Consider you are an online streaming business. Think of looking for behavioral information like ‘food ordering time’. It’s pointless, isn’t it?
Behavioral information can be something like this for the online streaming product,
- What do they watch more—movies or series?
- Which particular time of the day do they use the app?
It is not formed with surface-level information. You got to get in a little deeper research here.
Just as the name denotes, this category is all about user psychological factors. It segments the user based on their qualitative traits. The information needed for this segmentation is not so obvious.
Just like behavioral segmentation, this one is also profound. And it’s quite difficult as well. It’s not just data that can help you here. You need real users.
General psychographic segments are focused on following,
Firmographic is for segmenting ‘businesses’ in place of users. In easy words, imagine individual people as users. Now replace them with firms/companies. It’s the firms that the business is going to serve.
The commons ways to segment them here are,
‘It’s just all technological.’
Technological fluency and preferences are the priority here. The users have different levels of affinity and choices when it comes to technology.
The segments here are centered on,
This can be used either for individual user segments or for enterprises.
In the segmentation, there’s nothing such as a wrong choice of category. It is unique to every product. You just need to think through to pick up the right method.
Benefits of user segmentation
1. Efficient marketing
Marketing is about many things. But the two most important ones are
- What does number 1 like?
Segmentation is about setting the base for user knowledge. The right message at the right time to the right people is very powerful. It makes a huge difference. Segmentation can help you figure out all three. And with spot-on marketing, your product can go places.
2. Better customer experience
Customer experience is important now, more than ever. It drives the entire product business landscape. It’s the key consideration for product purchase. The rest of the customer journey is also dependent on the customer experience.
User segments grant you the details of different groups you cater to. This awareness can help you come up with strategies for a personalized customer experience. Personalization can do wonders when used appropriately.
Imagine saying that you like something to your friend in a random conversation. It’s great when they remember and do something about it, isn’t it? That’s how personalized CX feels like. It adds an emotional touch to the process. It brings a human quality to products.
In fact, 80% of customers are more likely to purchase a product or service that provides them a personalized experience.
User segments can help you elevate your customer experience in various areas of your business.
3. More retention
Segmentation helps in improving user retention in 2 ways.
- Customer satisfaction
- Better customer experience is the key to user satisfaction. What do satisfied users do? They will stay and probably even bring in new customers. Segmentation aids in better CX and thereby increasing retention rates.
- Special attention
- Segmentation helps you know which category of customers are about to churn. You can come up with specific strategies to make them stay.
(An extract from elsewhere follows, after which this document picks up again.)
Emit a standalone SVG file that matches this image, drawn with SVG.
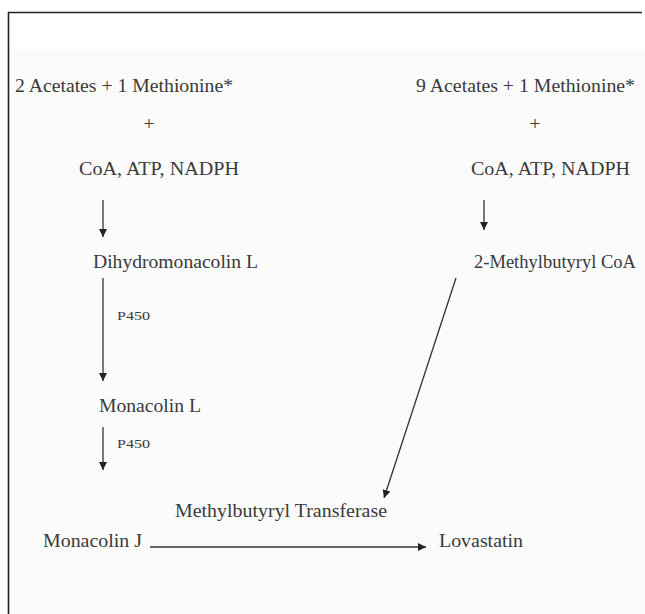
<svg xmlns="http://www.w3.org/2000/svg" width="645" height="614" viewBox="0 0 645 614">
<defs>
<style>
.t{font-family:"Liberation Serif","Times New Roman",serif;font-size:19.5px;fill:#3a3a3a}
.s{font-family:"Liberation Serif","Times New Roman",serif;font-size:12px;fill:#3a3a3a}
.c{stroke:#333;stroke-width:1.3;fill:none}
</style>
<marker id="ah" viewBox="0 0 10 10" refX="10" refY="5" markerWidth="8" markerHeight="8" markerUnits="userSpaceOnUse" orient="auto"><path d="M0,0L10,5L0,10z" fill="#222"/></marker>
</defs>
<rect x="0" y="0" width="645" height="614" fill="#ffffff"/>
<rect x="8" y="50" width="637" height="564" fill="#fbfbfb"/>
<path d="M8.5,614V12.5H642" stroke="#222" stroke-width="1.6" fill="none"/>
<g id="n_acet2"><text class="t" x="15" y="92" textLength="218" lengthAdjust="spacingAndGlyphs">2 Acetates + 1 Methionine*</text></g>
<g id="n_plus1"><text class="t" x="149" y="130" text-anchor="middle">+</text></g>
<g id="n_coa1"><text class="t" x="79" y="175" textLength="160" lengthAdjust="spacingAndGlyphs">CoA, ATP, NADPH</text></g>
<g id="n_dihydro"><text class="t" x="93" y="268" textLength="165" lengthAdjust="spacingAndGlyphs">Dihydromonacolin L</text></g>
<g id="n_monL"><text class="t" x="99" y="412" textLength="102" lengthAdjust="spacingAndGlyphs">Monacolin L</text></g>
<g id="n_monJ"><text class="t" x="43" y="547" textLength="99" lengthAdjust="spacingAndGlyphs">Monacolin J</text></g>
<g id="n_acet9"><text class="t" x="416" y="92" textLength="219" lengthAdjust="spacingAndGlyphs">9 Acetates + 1 Methionine*</text></g>
<g id="n_plus2"><text class="t" x="535" y="130" text-anchor="middle">+</text></g>
<g id="n_coa2"><text class="t" x="471" y="175" textLength="159" lengthAdjust="spacingAndGlyphs">CoA, ATP, NADPH</text></g>
<g id="n_mbcoa"><text class="t" x="474" y="268" textLength="162" lengthAdjust="spacingAndGlyphs">2-Methylbutyryl CoA</text></g>
<g id="n_trans"><text class="t" x="175" y="517" textLength="212" lengthAdjust="spacingAndGlyphs">Methylbutyryl Transferase</text></g>
<g id="n_lova"><text class="t" x="439" y="547" textLength="84" lengthAdjust="spacingAndGlyphs">Lovastatin</text></g>
<g id="connectors">
<line class="c" x1="103" y1="200" x2="103" y2="237" marker-end="url(#ah)"/>
<line class="c" x1="103" y1="278" x2="103" y2="381" marker-end="url(#ah)"/>
<text class="s" x="117" y="320" textLength="33" lengthAdjust="spacingAndGlyphs">P450</text>
<line class="c" x1="103" y1="427" x2="103" y2="470" marker-end="url(#ah)"/>
<text class="s" x="117" y="448" textLength="33" lengthAdjust="spacingAndGlyphs">P450</text>
<line class="c" x1="484" y1="200" x2="484" y2="230" marker-end="url(#ah)"/>
<line class="c" x1="456" y1="278" x2="384" y2="498" marker-end="url(#ah)"/>
<line class="c" x1="150" y1="547" x2="426" y2="547" marker-end="url(#ah)"/>
</g>
</svg>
How to implement user segmentation?
Set the goals
Segmentation can serve various purposes. You should need to be sure what yours is. Without a clear goal, segmentation is just pointless.
Ask ‘What do I want to attain from this segmentation?’
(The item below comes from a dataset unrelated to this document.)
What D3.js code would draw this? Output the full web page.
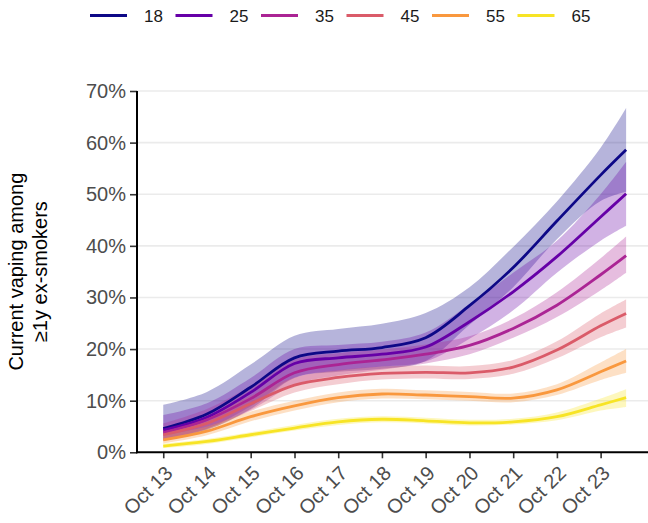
<!DOCTYPE html>
<html><head><meta charset="utf-8">
<script src="https://cdn.jsdelivr.net/npm/d3@7"></script>
<style>body{margin:0;background:#fff} svg{display:block} text{font-family:"Liberation Sans", Arial, sans-serif}</style>
</head><body><svg id="c" width="648" height="523"></svg>
<script>
const dates = ["2013-10-01","2014-10-01","2015-10-01","2016-10-01","2017-10-01","2018-10-01","2019-10-01","2020-10-01","2021-10-01","2022-10-01","2023-10-01","2024-05-01"];
const tickDates = ["2013-10-01","2014-10-01","2015-10-01","2016-10-01","2017-10-01","2018-10-01","2019-10-01","2020-10-01","2021-10-01","2022-10-01","2023-10-01"];
const tickLabels = ["Oct 13","Oct 14","Oct 15","Oct 16","Oct 17","Oct 18","Oct 19","Oct 20","Oct 21","Oct 22","Oct 23"];
const yTicks = [0,10,20,30,40,50,60,70];
const ages = ["18","25","35","45","55","65"];

const est18 = [4.6, 7.4, 12.6, 18.3, 19.6, 20.3, 22.2, 28.4, 35.8, 44.8, 53.7, 58.6];
const lo18  = [2.3, 4.3,  8.4, 14.4, 15.6, 16.2, 17.7, 24.7, 32.0, 41.3, 48.7, 50.5];
const hi18  = [9.2,11.7, 17.0, 22.6, 23.9, 24.9, 27.0, 32.0, 39.8, 48.6, 59.0, 66.7];

const est25 = [4.3, 6.8, 11.6, 17.2, 18.3, 19.0, 20.4, 25.3, 31.1, 37.9, 45.6, 50.1];
const lo25  = [2.2, 4.5,  8.9, 14.5, 15.8, 16.6, 17.6, 22.0, 27.5, 34.8, 41.0, 43.9];
const hi25  = [7.2, 9.5, 14.4, 20.0, 20.8, 21.4, 23.2, 28.7, 34.8, 41.0, 50.0, 56.3];

const est35 = [3.8, 6.3, 10.4, 15.4, 17.0, 17.9, 19.0, 20.7, 24.0, 28.5, 34.4, 38.1];
const lo35  = [2.4, 4.6,  8.2, 13.1, 14.9, 16.0, 17.2, 19.0, 22.2, 26.2, 31.4, 34.8];
const hi35  = [5.6, 8.4, 12.8, 18.0, 19.2, 19.9, 20.9, 22.5, 25.9, 31.0, 37.6, 41.8];

const est45 = [3.4, 5.6,  9.4, 13.0, 14.5, 15.3, 15.5, 15.4, 16.5, 19.8, 24.5, 26.9];
const lo45  = [2.4, 4.4,  8.0, 11.6, 13.2, 14.1, 14.3, 14.2, 15.2, 18.2, 22.3, 24.2];
const hi45  = [4.6, 6.9, 10.9, 14.5, 15.9, 16.6, 16.8, 16.7, 17.9, 21.5, 26.9, 29.6];

const est55 = [2.4, 4.1,  6.9,  9.0, 10.6, 11.3, 11.1, 10.8, 10.5, 12.1, 15.6, 17.7];
const lo55  = [1.7, 3.3,  6.0,  8.1,  9.7, 10.4, 10.3, 10.0,  9.7, 11.1, 14.0, 15.4];
const hi55  = [3.3, 5.0,  7.9, 10.0, 11.6, 12.3, 12.0, 11.7, 11.4, 13.2, 17.4, 20.0];

const est65 = [1.2, 2.1,  3.4,  4.7,  5.9,  6.4,  6.1,  5.7,  5.9,  6.9,  9.2, 10.6];
const lo65  = [0.8, 1.6,  2.9,  4.2,  5.3,  5.8,  5.6,  5.2,  5.4,  6.2,  8.1,  8.8];
const hi65  = [1.7, 2.6,  3.9,  5.3,  6.5,  7.0,  6.7,  6.3,  6.5,  7.7, 10.4, 12.2];

const palette = d3.quantize(t => d3.interpolatePlasma(t * 0.95), 6);

const seriesList = [
  {age: ages[0], est: est18, lo: lo18, hi: hi18},
  {age: ages[1], est: est25, lo: lo25, hi: hi25},
  {age: ages[2], est: est35, lo: lo35, hi: hi35},
  {age: ages[3], est: est45, lo: lo45, hi: hi45},
  {age: ages[4], est: est55, lo: lo55, hi: hi55},
  {age: ages[5], est: est65, lo: lo65, hi: hi65}
];

const parse = d3.timeParse("%Y-%m-%d");
const xDates = dates.map(parse);
const svg = d3.select("#c");

const L = 137, R = 648, T = 91, B = 452.3;
const d0 = xDates[0], d1 = xDates[xDates.length - 1];
const msYear = 365.25 * 864e5;
const x = d3.scaleTime()
  .domain([new Date(+d0 - 0.6 * msYear), new Date(+d1 + 0.5 * msYear)])
  .range([L, R]);
const y = d3.scaleLinear().domain([0, 70]).range([B, T]);

// gridlines
svg.append("g").selectAll("line").data(yTicks.filter(v => v > 0)).join("line")
  .attr("x1", L).attr("x2", R).attr("y1", d => y(d)).attr("y2", d => y(d))
  .attr("stroke", "#ebebeb").attr("stroke-width", 1.6);

const color = d => palette[ages.indexOf(d.age)];
const curve = d3.curveCatmullRom.alpha(0.5);

const area = d3.area()
  .x((v, i) => x(xDates[i]))
  .curve(curve);
const line = d3.line()
  .x((v, i) => x(xDates[i]))
  .y(v => y(v))
  .curve(curve);

svg.append("g").selectAll("path").data(seriesList).join("path")
  .attr("d", s => area.y0((v, i) => y(s.lo[i])).y1((v, i) => y(s.hi[i]))(s.est))
  .attr("fill", color).attr("fill-opacity", 0.3);

svg.append("g").selectAll("path").data(seriesList).join("path")
  .attr("d", s => line(s.est))
  .attr("fill", "none").attr("stroke", color).attr("stroke-width", 2.8);

// axes
const tDates = tickDates.map(parse);
const xAxis = svg.append("g").attr("transform", `translate(0,${B})`)
  .call(d3.axisBottom(x).tickValues(tDates).tickSize(6).tickFormat((d, i) => tickLabels[i]));
xAxis.select(".domain").remove();
xAxis.selectAll(".tick line").attr("stroke", "#333").attr("stroke-width", 1.6);
xAxis.selectAll(".tick text")
  .attr("font-size", 20).attr("fill", "#4d4d4d")
  .attr("text-anchor", "end")
  .attr("transform", "translate(10,22) rotate(-45)")
  .attr("x", 0).attr("y", 0).attr("dy", 0);

const yAxis = svg.append("g").attr("transform", `translate(${L},0)`)
  .call(d3.axisLeft(y).tickValues(yTicks).tickSize(7).tickPadding(4).tickFormat(d => d + "%"));
yAxis.select(".domain").remove();
yAxis.selectAll(".tick line").attr("stroke", "#333").attr("stroke-width", 1.6);
yAxis.selectAll(".tick text").attr("font-size", 20).attr("fill", "#4d4d4d");

// axis lines
svg.append("line").attr("x1", L).attr("x2", L).attr("y1", T).attr("y2", B + 1)
  .attr("stroke", "#000").attr("stroke-width", 2);
svg.append("line").attr("x1", L - 1).attr("x2", R).attr("y1", B).attr("y2", B)
  .attr("stroke", "#000").attr("stroke-width", 2);

// y title
const yt = svg.append("text").attr("transform", `translate(0,${(T + B) / 2}) rotate(-90)`)
  .attr("text-anchor", "middle").attr("font-size", 20).attr("fill", "#000");
yt.append("tspan").attr("x", 0).attr("y", 23).text("Current vaping among");
yt.append("tspan").attr("x", 0).attr("y", 47).text("≥1y ex-smokers");

// legend
const lg = svg.append("g").selectAll("g").data(seriesList).join("g")
  .attr("transform", (d, i) => `translate(${90 + i * 85.5},15.5)`);
lg.append("line").attr("x1", 0).attr("x2", 37).attr("y1", 0).attr("y2", 0)
  .attr("stroke", color).attr("stroke-width", 3);
lg.append("text").attr("x", 54).attr("y", 6).attr("font-size", 17).attr("fill", "#1a1a1a")
  .text(d => d.age);
</script></body></html>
Your answers can be anything— a reach-out strategy, a personalized user experience, targeted marketing, etc. If you don’t have the answer, segmentation will be all over the place. It’s the goal that puts this process in the right direction.
Identify the apt segmentation method
You need to determine the segmentation method to use. It determines the rest steps — mainly the data collection. This is the tricky part and you need to think through it well. The segmentation method should align with your business goal. For example, to improve engagement.
If it doesn’t, you will not receive the complete value of the segmentation process. Choose wisely!
You have a goal now. Is that enough? No.
You need user data. Only then you can segment your users based on your goal. Enter the grounds and start collecting user data. User analytic tools can be of great help here.
You can make use of different user research methods to gather the data. This data drives the upcoming steps. It should contain the necessary details to segment the users. Data with less/no insights will only lead to poor segmentation.
Segment the users
You know the method and you have the data in your hands now.
Plunge into segmenting the users. Analyze the data in depth. Look for similarities among the users and group them accordingly. Make sure that your user segments are not vague.
What’s remaining now is making use of the segments and coming up with strategies.
User segmentation best practices
- Right segments
- Segments should aid the strategy process and not complicate it. It should be in the right size—neither too less nor too much. More segments make it difficult to come up with implementable insights. Fewer segments don’t serve the purpose of segmentation in the first place. Very narrow segments mean there are not enough customers to cater to. If you stuff too many into your segment, it is not effective at all.
- The secret is finding the right number.
- Clear and distinct differences
- Segments are created to ensure different needs are heard, seen, and considered. If there are no different needs among the segments, why even do that? There must be visible changes that differentiate one group from another.
- If two groups are similar or just have very minor differences, strategizing two ways can be difficult. It’s also a waste of time and strategy.
- Test and reassure
- You cannot create perfect segments at the first try itself. You cannot just go ahead with what you have segmented on the first attempt.
- Compare the segments. Check if they are distinct and are not overlapping. Make sure that they match with business objectives. If not, redo the segmentation and test. Reassure if the segments are right before moving to the next step.
- Update segments
- Segmentation is not a one-time process. Users evolve and so does the market. You can’t expect your users to stay under a particular category forever. This is why it’s essential to keep updating the segments.
- Review your segments while keeping an eye on the market trends. When you find something major changes happening, it’s time to start the segmentation work again.
- Old segments with updated customers don’t work well.
For a product owner, intuition is a very helpful skill. But you cannot just rely on intuition alone all through the process. When it comes to user needs, you cannot take risks.
Confirmation is another thing you need — confirmation about the market need, users, their nature. It gives you the confidence to act. The confirmation comes with user knowledge.
User segmentation is the first step you take in the act. Every user is valued. You need to take different routes to satisfy different groups. User segmentation is your map here. Hold the scroll and advance towards the goal.